W role bohaterów sztuki, podobnie jak w przypadku wcześniejszych realizacji Dariusza Matysiaka, wcielili się aktorzy-amatorzy, mieszkańcy Koła. Tym razem na scenie wystąpili: Wiktor Zawada, Jan Dziedziczak, Rafał Łukaszewski, Konrad Madej, Olga Kamyszek, Elżbieta Gross, Ewa Skrzypczak, Oliwia Sobczak, Hanna Szurgot, Robert Cesarz, Krzysztof Raubic, Roman Kiciński, Wanessa Kalina, Natalia Kubiak, Oliwia Matysiak, Tomasz Bartłomiejczak, Mirosław Herman, Adam Wilk, Leszek Kalina, Damian Matuszak, Krzysztof Młodawski, Bogumił Nowicki, Mateusz Olejniczak, Jan Pluchrat, Henryk Perzyński, Wiktor Szymański, Artur Zalas, Krzysztof Toruński i inni. Pieśni „Oj, chmielu” i „Kiedy ranne wstają zorze” wykonuje Towarzystwo Śpiewaczo-Muzyczne „Lutnia”. Realizacja – Roman Włodarczyk.
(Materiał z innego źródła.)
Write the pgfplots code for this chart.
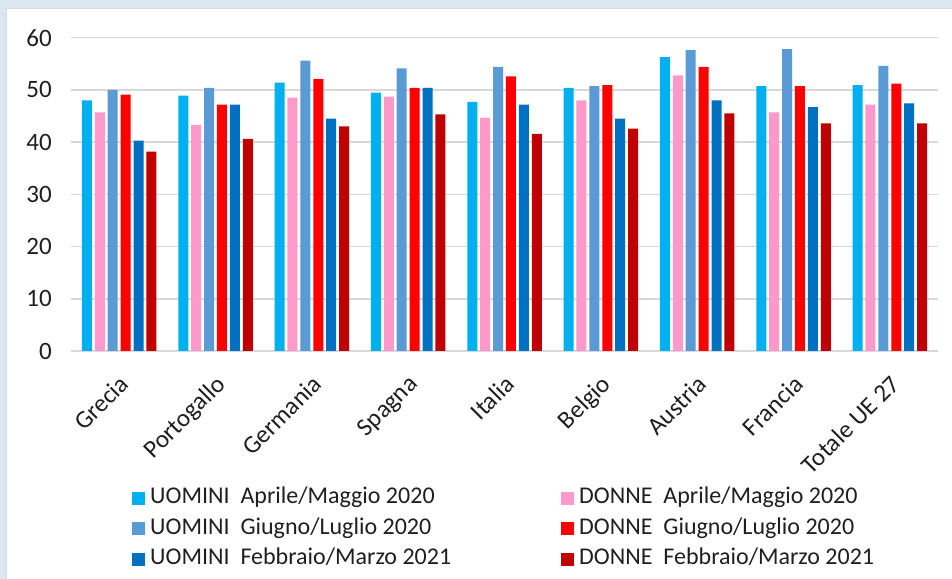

Nad kostiumami czuwała Iwona Matysiak, a o scenografię zadbali Teresa Brzoska, Artur Zalas i Dariusz Matysiak.

Aktorzy i twórcy spektaklu zostali nagrodzeni gromkimi brawami. Na stojąco widzowie podziękowali im za wyjątkowe artystyczne przeżycia. – Drodzy państwo, to wielka radość gościć was tutaj, Sztuka jest miejscem, gdzie wszyscy się jednoczą. Raduję się ogromnie, że jesteście tutaj z nami. Dom kultury jest dla was zawsze otwarty – powiedział dyrektor Radomir Piorun, a na koniec Dariusz Matysiak zdradził szczegół odnośnie kolejnej teatralnej realizacji. – Jak zwykle powiem… spotkamy się za rok. Myślę, że w komplecie, a nawet nadkomplecie. Będzie to już dawno zwiastowana Pola Negri. Prawie nasza krajanka, bo jej mama urodziła się w Brdowie, więc losy tej gwiazdy, mam nadzieję, przyciągną państwa ponownie na widownię domu kultury – powiedział Dariusz Matysiak.

Zanim jednak to nastąpi, dziś o 18.00 odbyło się drugie przedstawienie „Sulimczyka”, a kolejne dwa – o 12.00 i 17.00 – zaplanowane są na jutro.